#### Supplied data:

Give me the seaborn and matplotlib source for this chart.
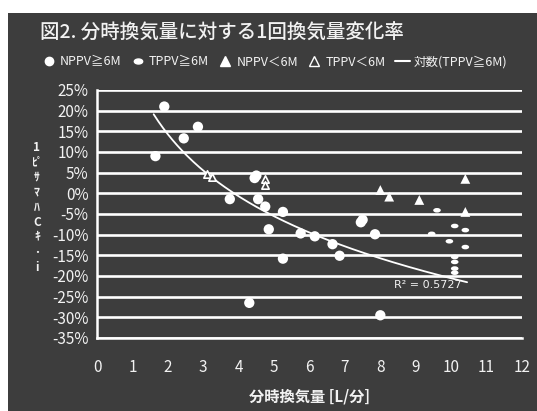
import numpy as np
import pandas as pd
import matplotlib
matplotlib.use("Agg")
import matplotlib.pyplot as plt
from matplotlib.path import Path
from matplotlib.transforms import Affine2D
from matplotlib.lines import Line2D
import matplotlib.ticker as mticker
import seaborn as sns

# data (x: L/min, y: %)
nppv_hi_x = [1.65, 1.9, 2.45, 2.85, 3.75, 4.45, 4.5, 4.55, 4.75, 4.85, 5.25, 5.25,
             5.75, 6.15, 6.65, 6.85, 7.45, 7.5, 7.85, 4.3, 8.0]
nppv_hi_y = [9.0, 21.0, 13.3, 16.1, -1.4, 3.7, 4.3, -1.4, -3.2, -8.7, -4.5, -15.8,
             -9.7, -10.4, -12.3, -15.1, -7.0, -6.4, -9.9, -26.5, -29.5]
tppv_hi_x = [9.6, 9.45, 10.1, 10.4, 9.95, 10.4, 10.1, 10.1, 10.1, 10.1]
tppv_hi_y = [-4.1, -9.8, -7.9, -8.9, -11.6, -13.0, -15.4, -16.6, -18.2, -19.2]
nppv_lo_x = [8.0, 8.25, 9.1, 10.4, 10.4]
nppv_lo_y = [0.8, -0.8, -1.6, 3.5, -4.5]
tppv_lo_x = [3.1, 3.25, 4.75, 4.75]
tppv_lo_y = [4.6, 3.9, 3.4, 2.0]

# logarithmic trend line: y = a*ln(x) + b
fit_a, fit_b = -21.65, 29.3
fit_x_range = (1.6, 10.45)
r2_label = "R² = 0.5727"

x_ticks = list(range(0, 13))
y_ticks = list(range(-35, 30, 5))

bg = "#3d3d3d"
fg = "#f2f2f2"

sns.set_theme(style="white")
plt.rcParams["font.family"] = ["Noto Sans CJK JP", "DejaVu Sans"]

fig = plt.figure(figsize=(5.37, 4.11), dpi=100, facecolor="white")
fig.patches.append(plt.Rectangle((8 / 537, 0), 1, 1 - 13 / 411, transform=fig.transFigure,
                                 facecolor=bg, edgecolor="none", zorder=-10))
ax = fig.add_axes([97 / 537, 1 - 338 / 411, 425 / 537, 248 / 411])
ax.set_facecolor(bg)

ellipse = Path.unit_circle().transformed(Affine2D().scale(1.0, 0.6))

sns.scatterplot(x=nppv_hi_x, y=nppv_hi_y, ax=ax, marker="o", s=55, color="white",
                edgecolor="none", zorder=4)
sns.scatterplot(x=tppv_hi_x, y=tppv_hi_y, ax=ax, marker=ellipse, s=30, color="white",
                edgecolor="none", zorder=4)
sns.scatterplot(x=nppv_lo_x, y=nppv_lo_y, ax=ax, marker="^", s=50, color="white",
                edgecolor="none", zorder=4)
sns.scatterplot(x=tppv_lo_x, y=tppv_lo_y, ax=ax, marker="^", s=28, color=bg,
                edgecolor="white", linewidth=1.2, zorder=4)

fx = np.linspace(fit_x_range[0], fit_x_range[1], 200)
curve = pd.DataFrame({"x": fx, "y": fit_a * np.log(fx) + fit_b})
sns.lineplot(data=curve, x="x", y="y", ax=ax, color="white", linewidth=1.3, zorder=3)
ax.text(8.4, -22.2, r2_label, color=fg, fontsize=8, ha="left", va="center",
        family=["DejaVu Sans"])

ax.set_xlim(0, 12)
ax.set_ylim(-35, 25)
ax.set_xticks(x_ticks)
ax.set_yticks(y_ticks)
ax.yaxis.set_major_formatter(mticker.FuncFormatter(lambda v, p: f"{int(round(v))}%"))
for y in y_ticks:
    ax.axhline(y, color="white", linewidth=1.9, zorder=1)
for s in ["top", "right"]:
    ax.spines[s].set_visible(False)
for s in ["left", "bottom"]:
    ax.spines[s].set_color("white")
    ax.spines[s].set_linewidth(1.8)
ax.tick_params(axis="both", colors="white", direction="out", length=4, width=1.3,
               labelsize=11, labelcolor=fg, pad=2)
ax.tick_params(axis="x", pad=11)
ax.set_xlabel("分時換気量 [L/分]", color=fg, fontsize=11, fontweight="bold", labelpad=9)
ax.set_ylabel("")

fig.text(40 / 537, 1 - 33 / 411, "図2. 分時換気量に対する1回換気量変化率", color=fg,
         fontsize=14, fontweight="medium", ha="left", va="center")
fig.text(37 / 537, 1 - 207 / 411, "1\nﾋﾟ\nｻ\nﾏ\nﾊ\nC\nｷ\n･\ni", color=fg, fontsize=8.5,
         fontweight="bold", ha="center", va="center", linespacing=1.2)

handles = [
    Line2D([], [], linestyle="none", marker="o", markersize=6, markerfacecolor="white",
           markeredgecolor="white"),
    Line2D([], [], linestyle="none", marker=ellipse, markersize=6, markerfacecolor="white",
           markeredgecolor="white"),
    Line2D([], [], linestyle="none", marker="^", markersize=7, markerfacecolor="white",
           markeredgecolor="white"),
    Line2D([], [], linestyle="none", marker="^", markersize=7, markerfacecolor=bg,
           markeredgecolor="white"),
    Line2D([], [], color="white", linewidth=1.5),
]
labels = ["NPPV≧6M", "TPPV≧6M", "NPPV＜6M", "TPPV＜6M", "対数(TPPV≧6M)"]
fig.legend(handles, labels, loc="center left", bbox_to_anchor=(36 / 537, 1 - 62 / 411),
           ncol=5, frameon=False, fontsize=9, labelcolor=fg, handlelength=1.2,
           handletextpad=0.3, columnspacing=0.7, borderaxespad=0)

fig.savefig("out.png", dpi=100, facecolor="white")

#### Your goal:
The data above should be repeated exactly, minus any pictures.

#### Response to the exercise:
Give me the seaborn and matplotlib source for this chart.
import numpy as np
import pandas as pd
import matplotlib
matplotlib.use("Agg")
import matplotlib.pyplot as plt
from matplotlib.path import Path
from matplotlib.transforms import Affine2D
from matplotlib.lines import Line2D
import matplotlib.ticker as mticker
import seaborn as sns

# data (x: L/min, y: %)
nppv_hi_x = [1.65, 1.9, 2.45, 2.85, 3.75, 4.45, 4.5, 4.55, 4.75, 4.85, 5.25, 5.25,
             5.75, 6.15, 6.65, 6.85, 7.45, 7.5, 7.85, 4.3, 8.0]
nppv_hi_y = [9.0, 21.0, 13.3, 16.1, -1.4, 3.7, 4.3, -1.4, -3.2, -8.7, -4.5, -15.8,
             -9.7, -10.4, -12.3, -15.1, -7.0, -6.4, -9.9, -26.5, -29.5]
tppv_hi_x = [9.6, 9.45, 10.1, 10.4, 9.95, 10.4, 10.1, 10.1, 10.1, 10.1]
tppv_hi_y = [-4.1, -9.8, -7.9, -8.9, -11.6, -13.0, -15.4, -16.6, -18.2, -19.2]
nppv_lo_x = [8.0, 8.25, 9.1, 10.4, 10.4]
nppv_lo_y = [0.8, -0.8, -1.6, 3.5, -4.5]
tppv_lo_x = [3.1, 3.25, 4.75, 4.75]
tppv_lo_y = [4.6, 3.9, 3.4, 2.0]

# logarithmic trend line: y = a*ln(x) + b
fit_a, fit_b = -21.65, 29.3
fit_x_range = (1.6, 10.45)
r2_label = "R² = 0.5727"

x_ticks = list(range(0, 13))
y_ticks = list(range(-35, 30, 5))

bg = "#3d3d3d"
fg = "#f2f2f2"

sns.set_theme(style="white")
plt.rcParams["font.family"] = ["Noto Sans CJK JP", "DejaVu Sans"]

fig = plt.figure(figsize=(5.37, 4.11), dpi=100, facecolor="white")
fig.patches.append(plt.Rectangle((8 / 537, 0), 1, 1 - 13 / 411, transform=fig.transFigure,
                                 facecolor=bg, edgecolor="none", zorder=-10))
ax = fig.add_axes([97 / 537, 1 - 338 / 411, 425 / 537, 248 / 411])
ax.set_facecolor(bg)

ellipse = Path.unit_circle().transformed(Affine2D().scale(1.0, 0.6))

sns.scatterplot(x=nppv_hi_x, y=nppv_hi_y, ax=ax, marker="o", s=55, color="white",
                edgecolor="none", zorder=4)
sns.scatterplot(x=tppv_hi_x, y=tppv_hi_y, ax=ax, marker=ellipse, s=30, color="white",
                edgecolor="none", zorder=4)
sns.scatterplot(x=nppv_lo_x, y=nppv_lo_y, ax=ax, marker="^", s=50, color="white",
                edgecolor="none", zorder=4)
sns.scatterplot(x=tppv_lo_x, y=tppv_lo_y, ax=ax, marker="^", s=28, color=bg,
                edgecolor="white", linewidth=1.2, zorder=4)

fx = np.linspace(fit_x_range[0], fit_x_range[1], 200)
curve = pd.DataFrame({"x": fx, "y": fit_a * np.log(fx) + fit_b})
sns.lineplot(data=curve, x="x", y="y", ax=ax, color="white", linewidth=1.3, zorder=3)
ax.text(8.4, -22.2, r2_label, color=fg, fontsize=8, ha="left", va="center",
        family=["DejaVu Sans"])

ax.set_xlim(0, 12)
ax.set_ylim(-35, 25)
ax.set_xticks(x_ticks)
ax.set_yticks(y_ticks)
ax.yaxis.set_major_formatter(mticker.FuncFormatter(lambda v, p: f"{int(round(v))}%"))
for y in y_ticks:
    ax.axhline(y, color="white", linewidth=1.9, zorder=1)
for s in ["top", "right"]:
    ax.spines[s].set_visible(False)
for s in ["left", "bottom"]:
    ax.spines[s].set_color("white")
    ax.spines[s].set_linewidth(1.8)
ax.tick_params(axis="both", colors="white", direction="out", length=4, width=1.3,
               labelsize=11, labelcolor=fg, pad=2)
ax.tick_params(axis="x", pad=11)
ax.set_xlabel("分時換気量 [L/分]", color=fg, fontsize=11, fontweight="bold", labelpad=9)
ax.set_ylabel("")

fig.text(40 / 537, 1 - 33 / 411, "図2. 分時換気量に対する1回換気量変化率", color=fg,
         fontsize=14, fontweight="medium", ha="left", va="center")
fig.text(37 / 537, 1 - 207 / 411, "1\nﾋﾟ\nｻ\nﾏ\nﾊ\nC\nｷ\n･\ni", color=fg, fontsize=8.5,
         fontweight="bold", ha="center", va="center", linespacing=1.2)

handles = [
    Line2D([], [], linestyle="none", marker="o", markersize=6, markerfacecolor="white",
           markeredgecolor="white"),
    Line2D([], [], linestyle="none", marker=ellipse, markersize=6, markerfacecolor="white",
           markeredgecolor="white"),
    Line2D([], [], linestyle="none", marker="^", markersize=7, markerfacecolor="white",
           markeredgecolor="white"),
    Line2D([], [], linestyle="none", marker="^", markersize=7, markerfacecolor=bg,
           markeredgecolor="white"),
    Line2D([], [], color="white", linewidth=1.5),
]
labels = ["NPPV≧6M", "TPPV≧6M", "NPPV＜6M", "TPPV＜6M", "対数(TPPV≧6M)"]
fig.legend(handles, labels, loc="center left", bbox_to_anchor=(36 / 537, 1 - 62 / 411),
           ncol=5, frameon=False, fontsize=9, labelcolor=fg, handlelength=1.2,
           handletextpad=0.3, columnspacing=0.7, borderaxespad=0)

fig.savefig("out.png", dpi=100, facecolor="white")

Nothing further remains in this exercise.